Para 16. I am minded of JIVRAJ SHAH V REPUBLIC (1986) KLR 605 which sets out the principles upon which a person may be admitted to bail pending appeal. The principal consideration is the existence of “exceptional or unusual circumstances” upon which the court can fairly conclude that it is in the interest of justice to grant bail. This is of course apart from the likelihood of the success of the appeal.

Para 17. This was reiterated by the court of Appeal in JOSEPH MAINA KARIUKI V REPUBLIC [2011] e-KLR

The Appellant being a first offender or having observed the conditions of her bail terms is neither unusual nor exceptional. It is what was expected of her.
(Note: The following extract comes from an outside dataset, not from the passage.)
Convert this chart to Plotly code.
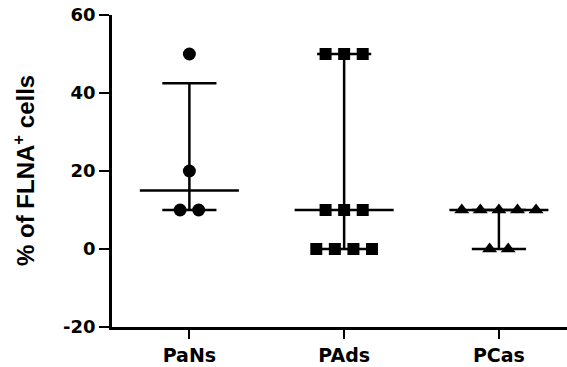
import numpy as np
import plotly.graph_objects as go

groups = ["PaNs", "PAds", "PCas"]
pans = [50, 20, 10, 10]
pads = [50, 50, 50, 10, 10, 10, 0, 0, 0, 0]
pcas = [10, 10, 10, 10, 10, 0, 0]
series = [pans, pads, pcas]
symbols = ["circle", "square", "triangle-up"]
marker_sizes = [13, 12, 13]

y_tickvals = [-20, 0, 20, 40, 60]
y_ticktext = ["-20", "0", "20", "40", "60"]

DODGE = 0.12
MED_HALF = 0.32
CAP_HALF = 0.175

fig = go.Figure()

# whiskers / quartile caps
lx, ly = [], []
for i, vals in enumerate(series):
    q1, med, q3 = np.percentile(vals, [25, 50, 75], method="weibull")
    lx += [i, i, None]
    ly += [q1, q3, None]
    lx += [i - CAP_HALF, i + CAP_HALF, None]
    ly += [q1, q1, None]
    lx += [i - CAP_HALF, i + CAP_HALF, None]
    ly += [q3, q3, None]
fig.add_trace(go.Scatter(x=lx, y=ly, mode="lines",
                         line=dict(color="black", width=2.5),
                         showlegend=False, hoverinfo="skip"))
# median lines
mx, my = [], []
for i, vals in enumerate(series):
    med = np.percentile(vals, 50, method="weibull")
    mx += [i - MED_HALF, i + MED_HALF, None]
    my += [med, med, None]
fig.add_trace(go.Scatter(x=mx, y=my, mode="lines",
                         line=dict(color="black", width=2.5),
                         showlegend=False, hoverinfo="skip"))

# points, spread horizontally within identical values
for i, vals in enumerate(series):
    xs, ys = [], []
    for v in sorted(set(vals), reverse=True):
        k = vals.count(v)
        for j in range(k):
            xs.append(i + (j - (k - 1) / 2) * DODGE)
            ys.append(v)
    fig.add_trace(go.Scatter(x=xs, y=ys, mode="markers",
                             marker=dict(symbol=symbols[i], size=marker_sizes[i],
                                         color="black", line=dict(width=0)),
                             showlegend=False))

fig.update_layout(
    width=567, height=367,
    margin=dict(l=112, r=0, t=15, b=40),
    plot_bgcolor="white", paper_bgcolor="white",
    xaxis=dict(range=[-0.5, 2.44], tickvals=[0, 1, 2], ticktext=groups,
               showgrid=False, zeroline=False, showline=True,
               linecolor="black", linewidth=2.5, ticks="outside",
               ticklen=9, tickwidth=2, tickcolor="black",
               tickfont=dict(family="DejaVu Sans", size=19, color="black", weight="bold")),
    yaxis=dict(range=[-20, 60], tickvals=y_tickvals, ticktext=y_ticktext,
               showgrid=False, zeroline=False, showline=True,
               linecolor="black", linewidth=2.5, ticks="outside",
               ticklen=10, tickwidth=2, tickcolor="black",
               tickfont=dict(family="DejaVu Sans", size=18, color="black", weight="bold")),
    annotations=[dict(text="% of FLNA<sup>+</sup> cells", textangle=-90,
                      xref="paper", yref="paper", x=-88 / 455, y=0.5,
                      xanchor="center", yanchor="middle", showarrow=False,
                      font=dict(family="Liberation Sans", size=24, color="black",
                                weight="bold"))],
)

fig.write_html("out.html", config={"displayModeBar": False},
               post_script="document.body.style.margin='0';document.body.style.overflow='hidden';")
Para 18. The court has a discretion to release a convicted person on bail pending appeal but that discretion must be exercised judiciously. As was pointed out by the learned State Counsel M/s Wangele, the right of the Appellant does not exist in absolute terms. The constitution itself recognises that fact by providing that, that liberty may be taken away as provided by law.

Para 19. Upon conviction the Appellant lost the presumption of innocence conferred upon her by the very constitution and, in fact, during the hearing of appeal the burden is upon the Appellant and not the State to prove that the conviction was wrong.

Para 20. Having considered the submissions of parties on both sides I find that none of the three grounds amounts to new circumstances and all of them taken together would still not suffice to entitle the Appellant to bail at this stage.

The Applicants notice of motion fails and is hereby dismissed.

Signed dated and delivered in open court this 18th Day of October, 2011.